Big Something is doing something big. This 6 member band has been around since 2009, steadily growing their fan-base around the state of NC and the south-east region, but now they are nationally touring, and have taken on a strong professional team to guide them along the path. For those who have watched this band evolve from the beginning, it's like their team is going to the Super Bowl. And deservedly so. Front man Nick MacDaniels always has an enthusiastic glow that reeks of positivty. Lead guitarist Jesse Hensley shreds with precision and doesn't let his solos get to jammy. Bass player Doug Marshall finds a deep groove.
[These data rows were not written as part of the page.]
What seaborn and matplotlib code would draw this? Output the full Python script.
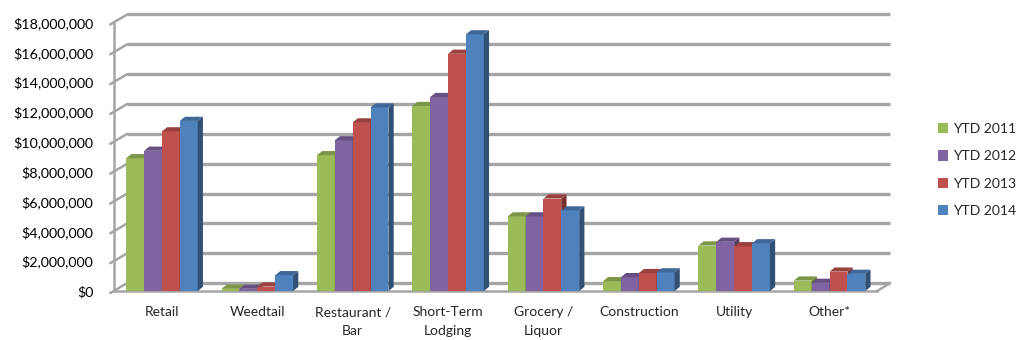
import numpy as np
import pandas as pd
import matplotlib
matplotlib.use("Agg")
import matplotlib.pyplot as plt
import matplotlib.transforms as mtransforms
from matplotlib.patches import Polygon
from matplotlib.ticker import FuncFormatter
import matplotlib.colors as mcolors
import seaborn as sns

categories = ["Retail", "Weedtail", "Restaurant /\nBar", "Short-Term\nLodging",
              "Grocery /\nLiquor", "Construction", "Utility", "Other*"]
series = ["YTD 2011", "YTD 2012", "YTD 2013", "YTD 2014"]
ytd_2011 = [8.9e6, 0.15e6, 9.1e6, 12.4e6, 5.0e6, 0.66e6, 3.05e6, 0.70e6]
ytd_2012 = [9.4e6, 0.15e6, 10.1e6, 13.0e6, 5.0e6, 0.93e6, 3.3e6, 0.55e6]
ytd_2013 = [10.7e6, 0.30e6, 11.3e6, 15.9e6, 6.2e6, 1.2e6, 3.0e6, 1.3e6]
ytd_2014 = [11.4e6, 1.06e6, 12.3e6, 17.2e6, 5.4e6, 1.25e6, 3.2e6, 1.15e6]
colors = ["#9BBB59", "#8064A2", "#C0504D", "#4F81BD"]
y_ticks = [0, 2e6, 4e6, 6e6, 8e6, 10e6, 12e6, 14e6, 16e6, 18e6]

df = pd.DataFrame({
    "Category": categories * 4,
    "Series": sum([[s] * len(categories) for s in series], []),
    "Value": ytd_2011 + ytd_2012 + ytd_2013 + ytd_2014,
})

sns.set_style("white")
plt.rcParams["font.family"] = ["Lato", "DejaVu Sans"]

fig = plt.figure(figsize=(10.2, 3.4), dpi=100)
ax = fig.add_axes([0.112, 0.144, 0.748, 0.79])

sns.barplot(data=df, x="Category", y="Value", hue="Series", palette=colors,
            width=0.75, saturation=1, ax=ax, zorder=3, edgecolor="none")

ax.set_xlim(-0.5, len(categories) - 0.5)
ax.set_ylim(0, 18e6)
ax.set_xlabel("")
ax.set_ylabel("")

grid_c = "#A5A5A5"
back = mtransforms.offset_copy(ax.transData, fig=fig, x=13, y=8, units="dots")
x0, x1 = ax.get_xlim()
inv = ax.transData.inverted()
for v in y_ticks:
    ax.plot([x0, x1], [v, v], transform=back, color=grid_c, lw=2.4,
            zorder=1, clip_on=False, solid_capstyle="butt")
    p_front = ax.transData.transform((x0, v))
    p_back = back.transform((x0, v))
    a = inv.transform(p_front + np.array([-4, -2]))
    b = inv.transform(p_back)
    ax.plot([a[0], b[0]], [a[1], b[1]], color=grid_c, lw=1.8, zorder=1, clip_on=False)
a = inv.transform(ax.transData.transform((x1, 0)))
b = inv.transform(back.transform((x1, 0)))
ax.plot([a[0], b[0]], [a[1], b[1]], color=grid_c, lw=1.8, zorder=1, clip_on=False)

# 3D faces of bars computed from the drawn patches, later series in front
dx = 0.055
dy = 0.28e6
for k, cont in enumerate(ax.containers):
    z = 3 + 0.1 * k
    for p in cont.patches:
        x, w, h = p.get_x(), p.get_width(), p.get_height()
        p.set_zorder(z)
        c = np.array(mcolors.to_rgb(p.get_facecolor()))
        side = Polygon([(x + w, 0), (x + w + dx, dy), (x + w + dx, h + dy), (x + w, h)],
                       closed=True, facecolor=c * 0.62, edgecolor="none", zorder=z)
        top = Polygon([(x, h), (x + dx, h + dy), (x + w + dx, h + dy), (x + w, h)],
                      closed=True, facecolor=c * 0.8, edgecolor="none", zorder=z)
        ax.add_patch(side)
        ax.add_patch(top)

for s in ["top", "right"]:
    ax.spines[s].set_visible(False)
for s in ["left", "bottom"]:
    ax.spines[s].set_color(grid_c)
    ax.spines[s].set_linewidth(1.8)

ax.set_yticks(y_ticks)
ax.yaxis.set_major_formatter(FuncFormatter(lambda v, pos: "${:,.0f}".format(v)))
ax.tick_params(axis="y", length=0, pad=15, labelsize=10.3, colors="#000000")
ax.tick_params(axis="x", which="major", length=0, pad=11, labelsize=10)
ax.set_xticks(np.arange(-0.5, len(categories), 1.0), minor=True)
ax.tick_params(axis="x", which="minor", length=5, color=grid_c, width=1.3)
for t in ax.get_xticklabels():
    t.set_linespacing(1.65)

handles, labels = ax.get_legend_handles_labels()
ax.legend(handles, labels, loc="center left", bbox_to_anchor=(0.914, 0.5),
          bbox_transform=fig.transFigure, frameon=False, fontsize=10,
          handlelength=0.75, handleheight=0.75, handletextpad=0.35,
          labelspacing=1.1, borderaxespad=0)

fig.savefig("out.png", dpi=100)
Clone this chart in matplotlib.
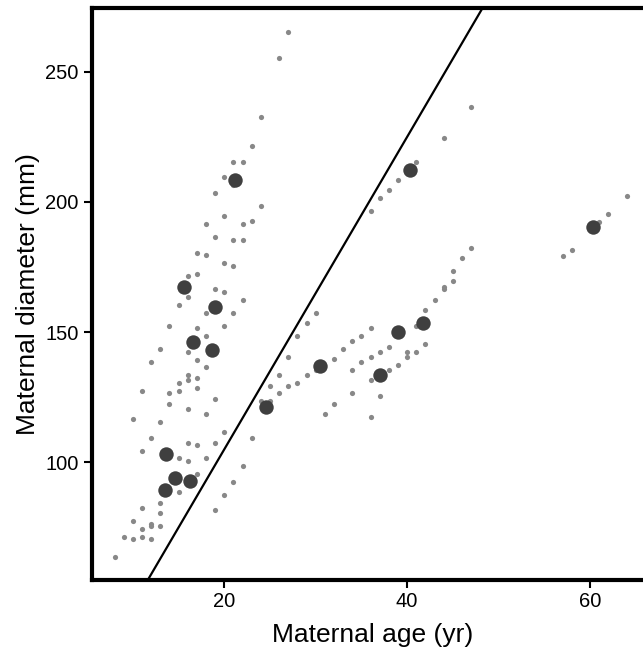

Drummer Ben Vinograd never skips a beat and drives the kit with confidence . Key and trumpet player Josh Kagel helps hold the path, while also helping to prompt explorative diversions. And horn player Casey Cranford takes the band into outer space on his EWI when the time is right, or grounds them with astute jazz sensibilities. They don't noodle. They aren't weird. They are based in rock and roll and have a hard-driving stance, but their overall joyful radiance, and the nuances within the music, soften any over-aggressiveness. This band is refined but fun. They are tight but not rehearsed. They are solid as the Rock of Gibraltar, and North Carolina is proud to root for this home team.